Without the images, write out the whole listing exactly.

** START OF Source excerpt **

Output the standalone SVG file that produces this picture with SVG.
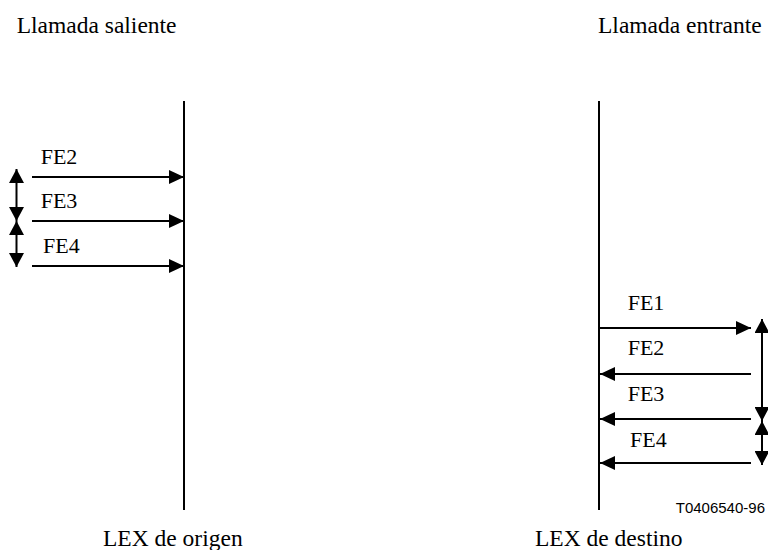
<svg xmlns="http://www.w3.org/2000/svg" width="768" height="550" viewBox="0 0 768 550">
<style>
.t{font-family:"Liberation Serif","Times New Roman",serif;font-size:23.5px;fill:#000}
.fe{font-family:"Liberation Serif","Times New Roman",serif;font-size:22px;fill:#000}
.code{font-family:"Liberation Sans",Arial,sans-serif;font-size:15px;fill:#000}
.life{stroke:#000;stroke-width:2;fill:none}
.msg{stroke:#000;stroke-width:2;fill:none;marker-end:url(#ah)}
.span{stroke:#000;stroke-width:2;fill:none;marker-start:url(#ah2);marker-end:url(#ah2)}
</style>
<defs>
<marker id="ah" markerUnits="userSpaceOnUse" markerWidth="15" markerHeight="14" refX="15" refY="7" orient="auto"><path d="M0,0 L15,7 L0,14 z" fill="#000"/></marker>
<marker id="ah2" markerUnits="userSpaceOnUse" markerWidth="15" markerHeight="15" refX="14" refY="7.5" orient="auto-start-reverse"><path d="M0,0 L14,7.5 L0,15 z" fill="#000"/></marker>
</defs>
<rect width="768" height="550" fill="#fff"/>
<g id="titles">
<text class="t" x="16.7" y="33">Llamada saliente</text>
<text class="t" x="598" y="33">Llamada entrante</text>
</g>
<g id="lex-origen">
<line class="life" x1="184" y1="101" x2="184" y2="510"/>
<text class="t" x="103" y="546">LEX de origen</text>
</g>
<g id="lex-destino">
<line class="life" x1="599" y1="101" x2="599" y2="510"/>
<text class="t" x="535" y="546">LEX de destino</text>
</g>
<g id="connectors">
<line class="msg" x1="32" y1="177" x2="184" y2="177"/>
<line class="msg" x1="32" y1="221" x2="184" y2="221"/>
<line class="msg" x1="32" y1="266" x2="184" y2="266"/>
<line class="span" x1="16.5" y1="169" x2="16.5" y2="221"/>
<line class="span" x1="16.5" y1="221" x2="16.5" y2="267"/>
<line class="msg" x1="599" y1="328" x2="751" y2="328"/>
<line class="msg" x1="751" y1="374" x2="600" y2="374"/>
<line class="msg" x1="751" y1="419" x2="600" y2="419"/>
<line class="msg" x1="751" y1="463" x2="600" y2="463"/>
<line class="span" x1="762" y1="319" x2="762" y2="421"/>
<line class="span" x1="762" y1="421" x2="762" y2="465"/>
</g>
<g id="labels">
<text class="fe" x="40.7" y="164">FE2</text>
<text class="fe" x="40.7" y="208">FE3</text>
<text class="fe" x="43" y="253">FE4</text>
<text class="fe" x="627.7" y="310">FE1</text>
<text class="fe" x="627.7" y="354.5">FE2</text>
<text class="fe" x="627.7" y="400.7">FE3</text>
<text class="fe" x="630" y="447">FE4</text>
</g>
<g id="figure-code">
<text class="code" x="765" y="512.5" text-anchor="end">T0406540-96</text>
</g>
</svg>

** END OF Source excerpt **

→ Task result:
Output the standalone SVG file that produces this picture with SVG.
<svg xmlns="http://www.w3.org/2000/svg" width="768" height="550" viewBox="0 0 768 550">
<style>
.t{font-family:"Liberation Serif","Times New Roman",serif;font-size:23.5px;fill:#000}
.fe{font-family:"Liberation Serif","Times New Roman",serif;font-size:22px;fill:#000}
.code{font-family:"Liberation Sans",Arial,sans-serif;font-size:15px;fill:#000}
.life{stroke:#000;stroke-width:2;fill:none}
.msg{stroke:#000;stroke-width:2;fill:none;marker-end:url(#ah)}
.span{stroke:#000;stroke-width:2;fill:none;marker-start:url(#ah2);marker-end:url(#ah2)}
</style>
<defs>
<marker id="ah" markerUnits="userSpaceOnUse" markerWidth="15" markerHeight="14" refX="15" refY="7" orient="auto"><path d="M0,0 L15,7 L0,14 z" fill="#000"/></marker>
<marker id="ah2" markerUnits="userSpaceOnUse" markerWidth="15" markerHeight="15" refX="14" refY="7.5" orient="auto-start-reverse"><path d="M0,0 L14,7.5 L0,15 z" fill="#000"/></marker>
</defs>
<rect width="768" height="550" fill="#fff"/>
<g id="titles">
<text class="t" x="16.7" y="33">Llamada saliente</text>
<text class="t" x="598" y="33">Llamada entrante</text>
</g>
<g id="lex-origen">
<line class="life" x1="184" y1="101" x2="184" y2="510"/>
<text class="t" x="103" y="546">LEX de origen</text>
</g>
<g id="lex-destino">
<line class="life" x1="599" y1="101" x2="599" y2="510"/>
<text class="t" x="535" y="546">LEX de destino</text>
</g>
<g id="connectors">
<line class="msg" x1="32" y1="177" x2="184" y2="177"/>
<line class="msg" x1="32" y1="221" x2="184" y2="221"/>
<line class="msg" x1="32" y1="266" x2="184" y2="266"/>
<line class="span" x1="16.5" y1="169" x2="16.5" y2="221"/>
<line class="span" x1="16.5" y1="221" x2="16.5" y2="267"/>
<line class="msg" x1="599" y1="328" x2="751" y2="328"/>
<line class="msg" x1="751" y1="374" x2="600" y2="374"/>
<line class="msg" x1="751" y1="419" x2="600" y2="419"/>
<line class="msg" x1="751" y1="463" x2="600" y2="463"/>
<line class="span" x1="762" y1="319" x2="762" y2="421"/>
<line class="span" x1="762" y1="421" x2="762" y2="465"/>
</g>
<g id="labels">
<text class="fe" x="40.7" y="164">FE2</text>
<text class="fe" x="40.7" y="208">FE3</text>
<text class="fe" x="43" y="253">FE4</text>
<text class="fe" x="627.7" y="310">FE1</text>
<text class="fe" x="627.7" y="354.5">FE2</text>
<text class="fe" x="627.7" y="400.7">FE3</text>
<text class="fe" x="630" y="447">FE4</text>
</g>
<g id="figure-code">
<text class="code" x="765" y="512.5" text-anchor="end">T0406540-96</text>
</g>
</svg>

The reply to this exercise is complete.